Required work: Set down, exactly as written, the lines from the top of the data to the line that holds "minimum width=31*0.03cm, minimum", and omit the pictures.

Data shown:
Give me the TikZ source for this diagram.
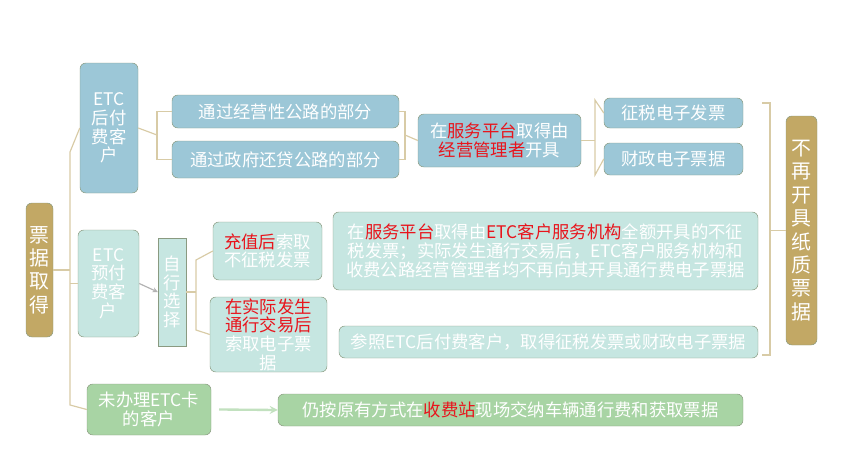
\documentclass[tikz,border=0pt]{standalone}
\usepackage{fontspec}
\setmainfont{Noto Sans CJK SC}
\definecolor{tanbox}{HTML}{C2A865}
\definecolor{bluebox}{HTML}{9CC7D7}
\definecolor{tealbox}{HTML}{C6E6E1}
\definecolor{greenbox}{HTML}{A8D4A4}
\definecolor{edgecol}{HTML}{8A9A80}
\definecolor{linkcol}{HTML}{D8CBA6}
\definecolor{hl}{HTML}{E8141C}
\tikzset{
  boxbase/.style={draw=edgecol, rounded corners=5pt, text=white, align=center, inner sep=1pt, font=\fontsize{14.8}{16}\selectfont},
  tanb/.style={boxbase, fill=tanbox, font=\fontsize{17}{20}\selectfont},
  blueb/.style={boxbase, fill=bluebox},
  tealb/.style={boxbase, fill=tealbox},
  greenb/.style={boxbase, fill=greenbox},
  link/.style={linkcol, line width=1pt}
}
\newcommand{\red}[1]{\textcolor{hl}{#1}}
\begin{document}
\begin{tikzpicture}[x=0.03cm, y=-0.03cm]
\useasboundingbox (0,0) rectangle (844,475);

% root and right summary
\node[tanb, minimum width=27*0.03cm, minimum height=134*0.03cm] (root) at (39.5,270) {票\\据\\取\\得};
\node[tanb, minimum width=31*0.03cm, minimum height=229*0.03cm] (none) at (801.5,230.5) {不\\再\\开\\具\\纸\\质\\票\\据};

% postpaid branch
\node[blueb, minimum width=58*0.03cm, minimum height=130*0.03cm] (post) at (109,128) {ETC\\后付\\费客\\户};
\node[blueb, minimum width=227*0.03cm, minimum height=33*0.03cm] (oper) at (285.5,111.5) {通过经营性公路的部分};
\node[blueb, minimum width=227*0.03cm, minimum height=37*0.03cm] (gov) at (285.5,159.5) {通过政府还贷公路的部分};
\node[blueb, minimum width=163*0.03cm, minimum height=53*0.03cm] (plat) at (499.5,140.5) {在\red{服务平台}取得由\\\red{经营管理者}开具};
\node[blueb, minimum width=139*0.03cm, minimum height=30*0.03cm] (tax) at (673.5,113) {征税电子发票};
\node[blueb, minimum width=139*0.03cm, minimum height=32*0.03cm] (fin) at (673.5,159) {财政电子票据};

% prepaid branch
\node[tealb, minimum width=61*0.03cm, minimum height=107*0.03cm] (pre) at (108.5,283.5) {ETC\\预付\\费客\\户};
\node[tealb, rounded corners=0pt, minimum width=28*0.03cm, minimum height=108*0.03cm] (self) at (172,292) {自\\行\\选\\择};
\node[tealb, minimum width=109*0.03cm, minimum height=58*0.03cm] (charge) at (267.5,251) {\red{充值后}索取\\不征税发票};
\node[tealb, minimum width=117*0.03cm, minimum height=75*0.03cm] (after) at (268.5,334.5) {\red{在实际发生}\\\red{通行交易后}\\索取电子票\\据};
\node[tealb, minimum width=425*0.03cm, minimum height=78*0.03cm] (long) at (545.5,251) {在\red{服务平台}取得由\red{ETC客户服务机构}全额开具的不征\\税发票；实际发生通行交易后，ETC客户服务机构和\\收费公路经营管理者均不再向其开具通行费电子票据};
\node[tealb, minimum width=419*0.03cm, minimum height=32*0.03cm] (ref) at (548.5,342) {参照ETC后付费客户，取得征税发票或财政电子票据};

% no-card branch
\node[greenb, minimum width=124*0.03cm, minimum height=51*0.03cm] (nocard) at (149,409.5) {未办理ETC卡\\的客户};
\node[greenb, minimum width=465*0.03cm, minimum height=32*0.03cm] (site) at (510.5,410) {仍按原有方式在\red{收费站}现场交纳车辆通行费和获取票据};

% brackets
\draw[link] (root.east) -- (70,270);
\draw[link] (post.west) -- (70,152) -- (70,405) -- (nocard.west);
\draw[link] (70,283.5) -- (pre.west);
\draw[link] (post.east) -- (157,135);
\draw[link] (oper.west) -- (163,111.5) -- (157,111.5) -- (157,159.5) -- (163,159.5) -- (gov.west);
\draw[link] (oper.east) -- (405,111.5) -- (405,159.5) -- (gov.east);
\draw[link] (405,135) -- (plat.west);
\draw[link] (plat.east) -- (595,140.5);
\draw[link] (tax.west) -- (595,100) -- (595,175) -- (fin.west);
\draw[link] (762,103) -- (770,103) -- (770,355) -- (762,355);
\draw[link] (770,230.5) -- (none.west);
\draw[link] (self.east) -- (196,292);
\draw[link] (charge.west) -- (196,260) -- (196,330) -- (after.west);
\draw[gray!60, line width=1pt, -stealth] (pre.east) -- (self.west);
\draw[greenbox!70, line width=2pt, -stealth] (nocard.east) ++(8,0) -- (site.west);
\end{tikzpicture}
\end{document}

Exercise answer:
Give me the TikZ source for this diagram.
\documentclass[tikz,border=0pt]{standalone}
\usepackage{fontspec}
\setmainfont{Noto Sans CJK SC}
\definecolor{tanbox}{HTML}{C2A865}
\definecolor{bluebox}{HTML}{9CC7D7}
\definecolor{tealbox}{HTML}{C6E6E1}
\definecolor{greenbox}{HTML}{A8D4A4}
\definecolor{edgecol}{HTML}{8A9A80}
\definecolor{linkcol}{HTML}{D8CBA6}
\definecolor{hl}{HTML}{E8141C}
\tikzset{
  boxbase/.style={draw=edgecol, rounded corners=5pt, text=white, align=center, inner sep=1pt, font=\fontsize{14.8}{16}\selectfont},
  tanb/.style={boxbase, fill=tanbox, font=\fontsize{17}{20}\selectfont},
  blueb/.style={boxbase, fill=bluebox},
  tealb/.style={boxbase, fill=tealbox},
  greenb/.style={boxbase, fill=greenbox},
  link/.style={linkcol, line width=1pt}
}
\newcommand{\red}[1]{\textcolor{hl}{#1}}
\begin{document}
\begin{tikzpicture}[x=0.03cm, y=-0.03cm]
\useasboundingbox (0,0) rectangle (844,475);

% root and right summary
\node[tanb, minimum width=27*0.03cm, minimum height=134*0.03cm] (root) at (39.5,270) {票\\据\\取\\得};
\node[tanb, minimum width=31*0.03cm, minimum height=229*0.03cm] (none) at (801.5,230.5) {不\\再\\开\\具\\纸\\质\\票\\据};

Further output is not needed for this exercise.